At Wermerskirchen and Blomquist we strive to provide cost-effective, individualized attention to your legal matters. We want you to feel secure, informed, and comfortable with each step in your case. Working out of Maple Grove, MN, we serve clients in the Twin Cities and the surrounding
area.
Here is some recently published information regarding our area's of practice:
--What is Potential Income in the context of child support?
Currently under Minnesota law, if a parent is voluntarily unemployed, underemployed, or employed on a less than full-time basis, or there is no direct evidence of any income, child support must be calculated based on a determination of potential income. Potential income can be calculated in one of three ways:
1. The parent's probable earnings level based on employment potential, recent work history, and occupational qualifications in light of prevailing job opportunities and earnings levels in the community.
2. If a parent is receiving unemployment compensation or workers' compensation, that parent's income may be calculated using the actual amount of the unemployment compensation or workers' compensation benefit received.
3. The amount of income a parent could earn working full time at 150 percent of the current federal or state minimum wage, whichever is higher.
The third method is likely the most common method used in child support calculations.
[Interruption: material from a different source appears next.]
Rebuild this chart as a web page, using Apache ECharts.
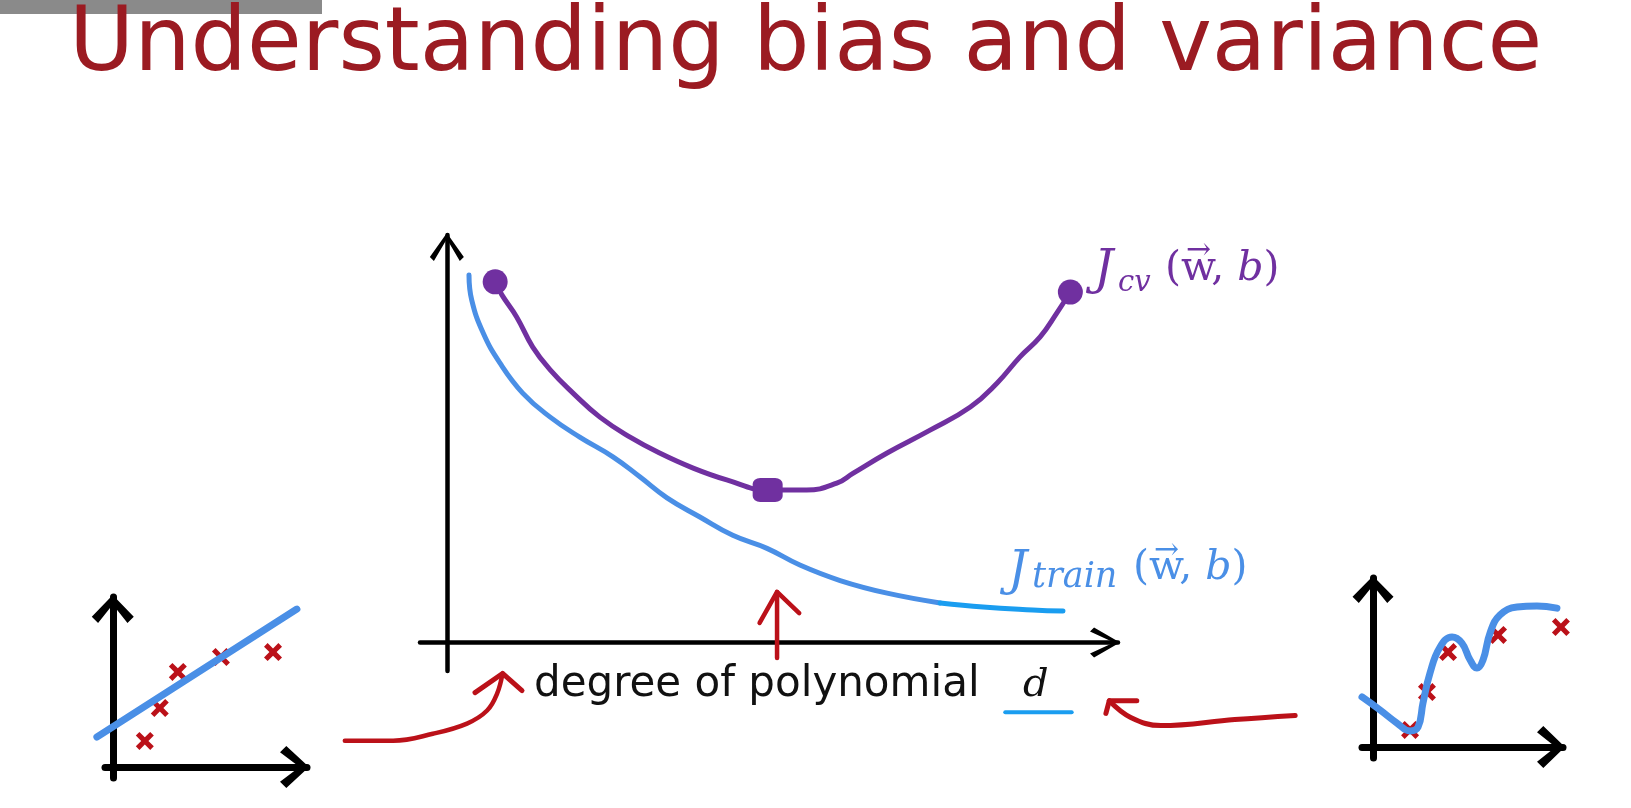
<!DOCTYPE html>
<html>
<head>
<meta charset="utf-8">
<title>Understanding bias and variance</title>
<script src="https://cdn.jsdelivr.net/npm/echarts@6/dist/echarts.min.js"></script>
<style>
  html, body { margin: 0; padding: 0; background: #fff; }
  #chart { width: 1631px; height: 808px; }
</style>
</head>
<body>
<div id="chart"></div>
<script>
// main plot, cost vs. degree (arbitrary units)
const jTrain = [[0.33, 9.02], [0.37, 8.41], [0.54, 7.60], [0.79, 6.86], [1.13, 6.12], [1.54, 5.53], [1.98, 5.04], [2.48, 4.55], [2.88, 4.06], [3.28, 3.55], [3.77, 3.08], [4.26, 2.63], [4.77, 2.31], [5.26, 1.90], [5.86, 1.52], [6.56, 1.21], [7.35, 0.97]];
const jTrainTail = [[7.35, 0.97], [7.99, 0.87], [8.73, 0.80], [9.18, 0.77]];
const jCv = [[0.72, 8.85], [0.82, 8.53], [1.04, 7.99], [1.28, 7.25], [1.54, 6.69], [1.88, 6.12], [2.28, 5.53], [2.73, 5.04], [3.17, 4.65], [3.67, 4.28], [4.17, 3.99], [4.78, 3.74], [5.36, 3.74], [5.81, 3.91], [6.05, 4.15], [6.56, 4.65], [7.20, 5.21], [7.80, 5.78], [8.20, 6.37], [8.54, 7.01], [8.84, 7.50], [9.09, 8.09], [9.29, 8.60]];
const jCvDots = [[0.72, 8.85], [4.78, 3.74], [9.29, 8.60]];

// red pen arrows and the underline, same units as the main plot
const arrowUpShaft = [[4.92, -0.38], [4.92, 1.24]];
const arrowUpHead = [[4.66, 0.48], [4.92, 1.24], [5.25, 0.72]];
const arrowLeftCurve = [[-1.52, -2.41], [-0.80, -2.41], [-0.21, -2.24], [0.30, -1.99], [0.60, -1.67], [0.75, -1.25], [0.83, -0.76]];
const arrowLeftHead = [[0.42, -1.23], [0.83, -0.76], [1.12, -1.18]];
const arrowRightCurve = [[12.64, -1.79], [11.74, -1.89], [10.64, -2.04], [10.19, -1.84], [9.87, -1.43]];
const arrowRightHead = [[9.82, -1.74], [9.87, -1.43], [10.28, -1.43]];
const dUnderline = [[8.32, -1.71], [9.31, -1.71]];

// small plots: underfit (left) and overfit (right)
const lowFitLine = [[-0.82, 1.76], [9.48, 9.29]];
const lowPoints = [[1.65, 1.53], [2.42, 3.47], [3.35, 5.59], [5.57, 6.47], [8.25, 6.76]];
const highFitCurve = [[-0.58, 2.96], [0.37, 2.19], [1.26, 1.42], [1.95, 0.95], [2.37, 1.18], [2.63, 2.60], [3.00, 4.38], [3.53, 5.92], [4.16, 6.51], [4.68, 6.15], [5.11, 5.15], [5.47, 4.67], [5.79, 5.15], [6.16, 6.75], [6.68, 7.81], [7.58, 8.28], [8.63, 8.34], [9.68, 8.22]];
const highPoints = [[1.95, 1.01], [2.84, 3.25], [3.95, 5.62], [6.58, 6.63], [9.89, 7.10]];

const RED = '#bb1119';
const PURPLE = '#7030a0';
const BLUE = '#4a8fe6';
const CYAN = '#1a9df0';
const CROSS = 'path://M0,4 L4,0 L10,6 L16,0 L20,4 L14,10 L20,16 L16,20 L10,14 L4,20 L0,16 L6,10 Z';

// open hand-drawn style arrow head, pointing up
function chevron(w, h, t) {
  return 'path://M' + w / 2 + ',0 L' + w + ',' + (h - t) + ' L' + (w - t) + ',' + h +
    ' L' + w / 2 + ',' + (t * 1.5) + ' L' + t + ',' + h + ' L0,' + (h - t) + ' Z';
}

function axis(gridIndex, min, max, width, size) {
  return {
    type: 'value', gridIndex: gridIndex, min: min, max: max,
    axisLine: {
      show: true, onZero: true,
      symbol: ['none', chevron(size[0], size[1], width * 0.9)],
      symbolSize: size,
      symbolOffset: [0, -size[1] / 2 + 2],
      lineStyle: { color: '#000', width: width }
    },
    axisTick: { show: false }, axisLabel: { show: false }, splitLine: { show: false }
  };
}

// invisible axes for overlay grids (pen strokes that run past the drawn axes)
function hidden(gridIndex, min, max) {
  return { type: 'value', gridIndex: gridIndex, min: min, max: max, show: false, splitLine: { show: false } };
}

function pen(data, color, width, idx, smooth) {
  return {
    type: 'line', data: data, xAxisIndex: idx, yAxisIndex: idx,
    showSymbol: false, smooth: smooth || false, clip: false, z: 4,
    lineStyle: { color: color, width: width, cap: 'round', join: 'round' }
  };
}

function crosses(data, idx) {
  return {
    type: 'scatter', data: data, xAxisIndex: idx, yAxisIndex: idx, z: 2,
    symbol: CROSS, symbolSize: 18, itemStyle: { color: RED, opacity: 1 }
  };
}

function txt(x, y, text, size, color, family, italic) {
  return {
    type: 'text', x: x, y: y, silent: true,
    style: {
      text: text, fill: color, fontSize: size, fontFamily: family,
      fontStyle: italic ? 'italic' : 'normal', align: 'left', verticalAlign: 'middle'
    }
  };
}

function wb(x, y, color) {
  return {
    type: 'text', x: x, y: y, silent: true,
    style: {
      text: '{n|(w, }{i|b}{n|)}', fill: color, align: 'left', verticalAlign: 'middle',
      rich: {
        n: { fontFamily: 'DejaVu Serif', fontSize: 41, fill: color },
        i: { fontFamily: 'DejaVu Serif', fontSize: 41, fontStyle: 'italic', fill: color }
      }
    }
  };
}

const chart = echarts.init(document.getElementById('chart'));
chart.setOption({
  animation: false,
  backgroundColor: '#fff',
  grid: [
    { left: 420, top: 235, width: 698, height: 436 },
    { left: 105, top: 597, width: 202, height: 181 },
    { left: 1362, top: 578, width: 201, height: 180 },
    { left: 339.46, top: 585.43, width: 966.46, height: 162.99 },
    { left: 93.4, top: 597, width: 213.6, height: 181 }
  ],
  xAxis: [
    axis(0, -0.4, 10, 4.5, [30, 30]),
    axis(1, -0.4, 10, 7, [42, 29]),
    axis(2, -0.58, 10, 7, [42, 28]),
    hidden(3, -1.6, 12.8),
    hidden(4, -1, 10)
  ],
  yAxis: [
    axis(0, -0.7, 10, 4.5, [34, 28]),
    axis(1, -0.65, 10, 7, [42, 28]),
    axis(2, -0.65, 10, 7, [41, 27]),
    hidden(3, -2.6, 1.4),
    hidden(4, -0.65, 10)
  ],
  series: [
    pen(jTrain, BLUE, 5, 0, 0.45),
    pen(jTrainTail, CYAN, 5, 0, 0.45),
    pen(jCv, PURPLE, 5, 0, 0.45),
    {
      type: 'scatter', data: jCvDots, z: 5,
      symbol: function (v, p) { return p.dataIndex === 1 ? 'roundRect' : 'circle'; },
      symbolSize: function (v, p) { return p.dataIndex === 1 ? [30, 24] : 25; },
      itemStyle: { color: PURPLE, opacity: 1 }
    },
    pen(arrowUpShaft, RED, 4.5, 3),
    pen(arrowUpHead, RED, 4.5, 3),
    pen(arrowLeftCurve, RED, 4.5, 3, 0.4),
    pen(arrowLeftHead, RED, 5, 3),
    pen(arrowRightCurve, RED, 5, 3, 0.4),
    pen(arrowRightHead, RED, 5, 3),
    pen(dUnderline, CYAN, 4, 3),
    crosses(lowPoints, 1),
    pen(lowFitLine, BLUE, 7, 4),
    crosses(highPoints, 2),
    pen(highFitCurve, BLUE, 7, 2, 0.45)
  ],
  graphic: [
    { type: 'rect', silent: true, shape: { x: 0, y: 0, width: 322, height: 14 }, style: { fill: '#8a8a8a' } },
    txt(69, 47, 'Understanding bias and variance', 89, '#9b1b22', 'DejaVu Sans'),
    txt(534, 685, 'degree of polynomial', 42, '#111', 'DejaVu Sans'),
    txt(1023, 686, 'd', 40, '#111', 'DejaVu Serif', true),
    // J_cv(w, b)
    txt(1094, 272, 'J', 48, PURPLE, 'DejaVu Serif', true),
    txt(1118, 283, 'cv', 29, PURPLE, 'DejaVu Serif', true),
    wb(1165, 269, PURPLE),
    txt(1186, 251, '\u2192', 30, PURPLE, 'DejaVu Serif'),
    // J_train(w, b)
    txt(1008, 573, 'J', 48, BLUE, 'DejaVu Serif', true),
    txt(1032, 578, 'train', 35, BLUE, 'DejaVu Serif', true),
    wb(1133, 568, BLUE),
    txt(1154, 551, '\u2192', 30, BLUE, 'DejaVu Serif')
  ]
});
</script>
</body>
</html>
However, a bill introduced in this legislative session would revise the third method of the potential income calculation instead to read: “the amount of income a parent could earn working 30 hours per week at 100% of the current federal or state minimum wage, whichever is higher.” This change could affect many child support calculations as it can mean a difference between $2,078 per month and $1,039 per month in potential income.
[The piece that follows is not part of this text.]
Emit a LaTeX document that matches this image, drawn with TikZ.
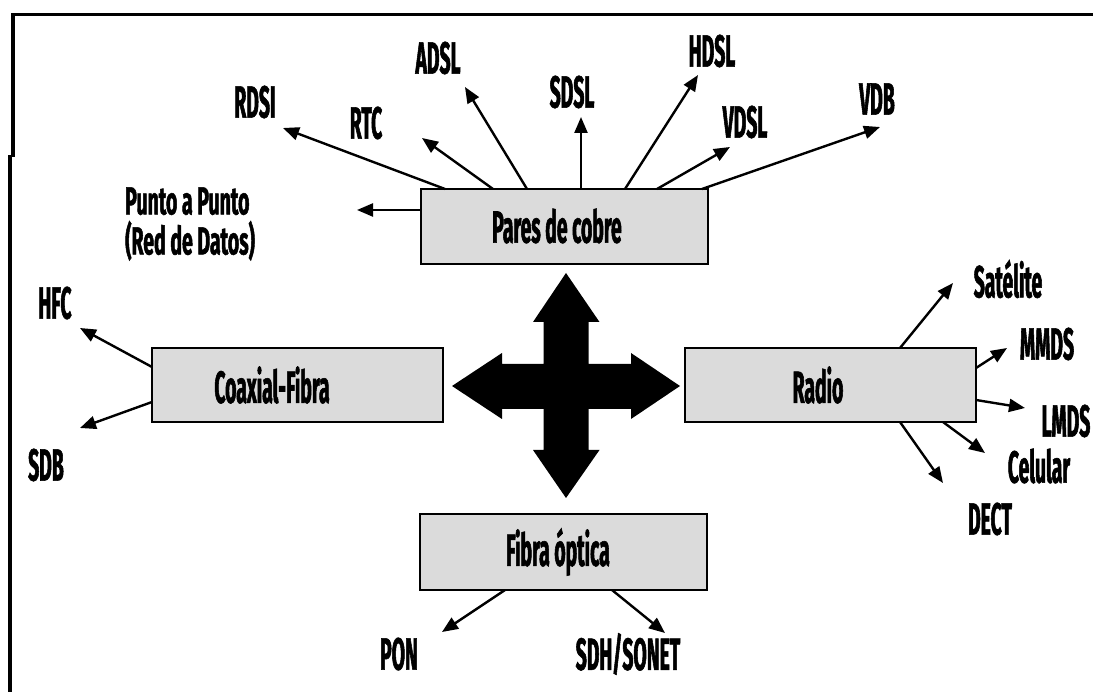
\documentclass[tikz,border=0pt]{standalone}
\usepackage{fontspec}
\newfontfamily\lab{Fira Sans}[FakeStretch=0.43, BoldFeatures={FakeBold=1.2}]
\newfontfamily\labw{Fira Sans}[FakeStretch=0.5, BoldFeatures={FakeBold=1.2}]
\usetikzlibrary{arrows.meta}
\begin{document}
\begin{tikzpicture}[x=1pt,y=-1pt,
  lbl/.style={font=\lab\bfseries\fontsize{45}{36}\selectfont, inner sep=0pt},
  box/.style={draw, line width=2.5pt, fill=gray!28, minimum width=287pt, minimum height=75pt, inner sep=0pt},
  arr/.style={line width=2.4pt, -{Triangle[length=16pt,width=13pt]}}]
\useasboundingbox (0,0) rectangle (1093,692);
% frame
\draw[line width=3.5pt] (1093,14.5) -- (13,14.5) -- (13,157);
\draw[line width=3.5pt] (10,155) -- (10,692);
% boxes
\node[box] (pares) at (564.5,226.5) {};
\node[box, minimum width=291pt, minimum height=74pt] (coax) at (297.5,385) {};
\node[box, minimum width=291pt, minimum height=74pt] (radio) at (830.5,385) {};
\node[box, minimum height=76pt] (fibra) at (563.5,552) {};
\node[lbl] (paresT) at (557,226) {Pares de cobre};
\node[lbl] (coaxT) at (272,385) {Coaxial-Fibra};
\node[lbl] (radioT) at (818,385) {Radio};
\node[lbl] (fibraT) at (558,552) {Fibra óptica};
% central cross
\fill (566,273) -- (599.5,322) -- (588.5,322) -- (588.5,364) -- (631,364) -- (631,353)
  -- (680,386) -- (631,419) -- (631,409) -- (588.5,409) -- (588.5,450) -- (599.5,450)
  -- (566,498) -- (533,450) -- (543.5,450) -- (543.5,409) -- (502,409) -- (502,419)
  -- (452,386) -- (502,353) -- (502,364) -- (543.5,364) -- (543.5,322) -- (533,322) -- cycle;
% labels
\node[lbl] (rdsi) at (255,102) {RDSI};
\node[lbl] (rtc) at (366,123) {RTC};
\node[lbl] (adsl) at (438,58) {ADSL};
\node[lbl] (sdsl) at (572,92) {SDSL};
\node[lbl] (hdsl) at (712,51) {HDSL};
\node[lbl] (vdsl) at (745,122) {VDSL};
\node[lbl] (vdb) at (877,99) {VDB};
\node[lbl, align=left, anchor=west, font=\labw\bfseries\fontsize{39}{40}\selectfont] (punto) at (125,224) {Punto a Punto\\(Red de Datos)};
\node[lbl] (hfc) at (55,303) {HFC};
\node[lbl] (sdb) at (46,465) {SDB};
\node[lbl] (sat) at (1008,279) {Satélite};
\node[lbl] (mmds) at (1047,344) {MMDS};
\node[lbl] (lmds) at (1066,421) {LMDS};
\node[lbl] (cel) at (1039,466) {Celular};
\node[lbl] (dect) at (990,519) {DECT};
\node[lbl] (pon) at (399,654) {PON};
\node[lbl] (sdh) at (628,654) {SDH/SONET};
% arrow start and end points
\coordinate (s1) at (445,189); \coordinate (t1) at (283,128);
\coordinate (s2) at (493,189); \coordinate (t2) at (422,138);
\coordinate (s3) at (527,189); \coordinate (t3) at (465,87);
\coordinate (s4) at (581,189); \coordinate (t4) at (581,117);
\coordinate (s5) at (625,189); \coordinate (t5) at (698,75);
\coordinate (s6) at (657,189); \coordinate (t6) at (730,147);
\coordinate (s7) at (702,189); \coordinate (t7) at (880,127);
\coordinate (s8) at (421,210); \coordinate (t8) at (357,210);
\coordinate (s9) at (152,367); \coordinate (t9) at (80,328);
\coordinate (s10) at (152,402); \coordinate (t10) at (80,428);
\coordinate (s11) at (900,348); \coordinate (t11) at (953,283);
\coordinate (s12) at (976,368); \coordinate (t12) at (1007,348);
\coordinate (s13) at (976,400); \coordinate (t13) at (1025,408);
\coordinate (s14) at (943,422); \coordinate (t14) at (985,453);
\coordinate (s15) at (900,422); \coordinate (t15) at (943,483);
\coordinate (s16) at (505,590); \coordinate (t16) at (442,632);
\coordinate (s17) at (612,590); \coordinate (t17) at (665,633);
\foreach \i in {1,...,17} {\draw[arr] (s\i) -- (t\i);}
\end{tikzpicture}
\end{document}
--How changes to the Minnesota parenting time law affects your parenting time
As of May 5th 2014, Minnesota Statute 518.17 subdivision 2 and Statute 518.175 subdivisions 1 and 5 have changed. How will this change in the law potentially affect your parenting time?
The changes in 518.17 subd. 2 make sure to explicitly write that there is no presumption that joint parenting is better than sole custody or vice versa except in cases of domestic abuse. The four relevant factors are kept the same from the old law in determining custody:
The ability of parents to cooperate in the rearing of their children;
Methods for resolving disputes regarding any major decision concerning the
life of the child, and the parents' willingness to use those methods;
Whether it would be detrimental to the child if one parent were to have sole
authority over the child's upbringing; and
Whether domestic abuse has occurred between the parents.
But now the law adds:
That one of these factors cannot be used to exclude the others; and
Disagreement over whether there should be joint or sole custody over a child does not constitute for inability to cooperate for factor 1.
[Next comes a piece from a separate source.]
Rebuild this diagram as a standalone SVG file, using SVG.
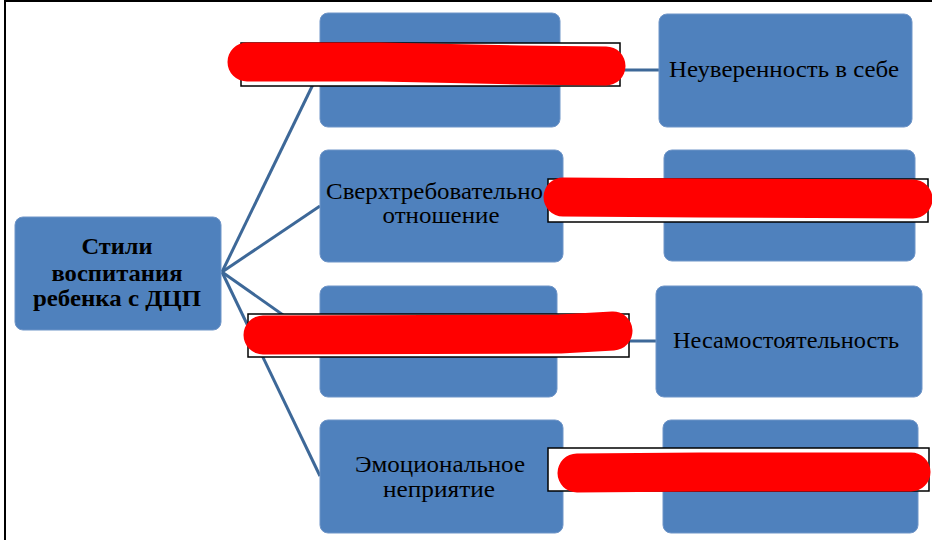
<svg xmlns="http://www.w3.org/2000/svg" width="932" height="540" viewBox="0 0 932 540">
<style>
.node{fill:#4f81bd;stroke:#6f95c8;stroke-width:1}
.t{font-family:"Liberation Serif","Times New Roman",serif;font-size:23px;fill:#000;text-anchor:middle}
.b{font-weight:bold;font-size:24px}
.con{stroke:#3d6898;stroke-width:3;fill:none}
.box{fill:#fff;stroke:#000;stroke-width:1.5}
.red{stroke:#ff0000;stroke-width:39;stroke-linecap:round;stroke-linejoin:round;fill:none}
</style>
<rect x="0" y="0" width="932" height="540" fill="#fff"/>
<path d="M5,540 V1 H932" stroke="#000" stroke-width="2" fill="none"/>
<g id="connectors">
<line class="con" x1="222" y1="272" x2="320" y2="70"/>
<line class="con" x1="222" y1="272" x2="320" y2="206"/>
<line class="con" x1="222" y1="272" x2="320" y2="341"/>
<line class="con" x1="222" y1="272" x2="320" y2="476"/>
<line class="con" x1="560" y1="70" x2="659" y2="70"/>
<line class="con" x1="563" y1="206" x2="664" y2="206"/>
<line class="con" x1="557" y1="341" x2="656" y2="341"/>
<line class="con" x1="563" y1="476" x2="663" y2="476"/>
</g>
<g id="root">
<rect class="node" x="15" y="217" width="206" height="113" rx="8"/>
<text class="t b" x="117" y="254" textLength="71" lengthAdjust="spacingAndGlyphs">Стили</text>
<text class="t b" x="117" y="281" textLength="131" lengthAdjust="spacingAndGlyphs">воспитания</text>
<text class="t b" x="117" y="306" textLength="168" lengthAdjust="spacingAndGlyphs">ребенка с ДЦП</text>
</g>
<g id="n1">
<rect class="node" x="320" y="13" width="240" height="114" rx="8"/>
</g>
<g id="n2">
<rect class="node" x="320" y="150" width="243" height="112" rx="8"/>
<text class="t" x="326" y="199" style="text-anchor:start" textLength="217" lengthAdjust="spacingAndGlyphs">Сверхтребовательно</text>
<text class="t" x="441" y="223" textLength="117" lengthAdjust="spacingAndGlyphs">отношение</text>
</g>
<g id="n3">
<rect class="node" x="320" y="286" width="237" height="111" rx="8"/>
</g>
<g id="n4">
<rect class="node" x="320" y="420" width="243" height="113" rx="8"/>
<text class="t" x="440" y="472" textLength="170" lengthAdjust="spacingAndGlyphs">Эмоциональное</text>
<text class="t" x="439" y="497" textLength="112" lengthAdjust="spacingAndGlyphs">неприятие</text>
</g>
<g id="r1">
<rect class="node" x="659" y="14" width="253" height="113" rx="8"/>
<text class="t" x="784" y="77" textLength="230" lengthAdjust="spacingAndGlyphs">Неуверенность в себе</text>
</g>
<g id="r2">
<rect class="node" x="664" y="150" width="251" height="111" rx="8"/>
</g>
<g id="r3">
<rect class="node" x="656" y="286" width="266" height="111" rx="8"/>
<text class="t" x="786" y="348" textLength="226" lengthAdjust="spacingAndGlyphs">Несамостоятельность</text>
</g>
<g id="r4">
<rect class="node" x="663" y="420" width="255" height="113" rx="8"/>
</g>
<g id="redactions">
<rect class="box" x="241" y="43" width="379" height="43"/>
<path class="red" d="M247,62 L380,62 L520,65 L606,66"/>
<rect class="box" x="548" y="179" width="380" height="43"/>
<path class="red" d="M563,197 L700,198 L913,199"/>
<rect class="box" x="248" y="314" width="381" height="43"/>
<path class="red" d="M263,335 L560,334 L613,331"/>
<rect class="box" x="548" y="448" width="381" height="43"/>
<path class="red" d="M577,473 L700,472 L911,472"/>
</g>
</svg>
The next change comes when there is a disagreement between the parents whether there should be joint or sole custody. The court must determine by looking at the facts what would be in the child’s best interest. This is a change from the previous law wherein the court only had to perform this task if it awarded joint custody.
The changes in 518.175 subd. 1 and 5 allow the court to change the original parenting time agreement. The court is now given the ability when issuing a parental time order to reserve the power to expand the parental time of one parent based on changes in the child’s best interest. The newest factor added to the list that will allow an increase of parental time is the change in developmental needs. For you this might mean that as the child gets older parenting time can change based off of their new needs at that stage in their life.
In the end, only time will tell how the court system will use the changes in this law to change parenting time. At Wermerskirchen & Blomquist, we have been testing this new language in our parenting time modification motions, and have had success both in increasing the amount of parenting time where appropriate, or defending against a motion to advocate that the parenting time order should not be changed.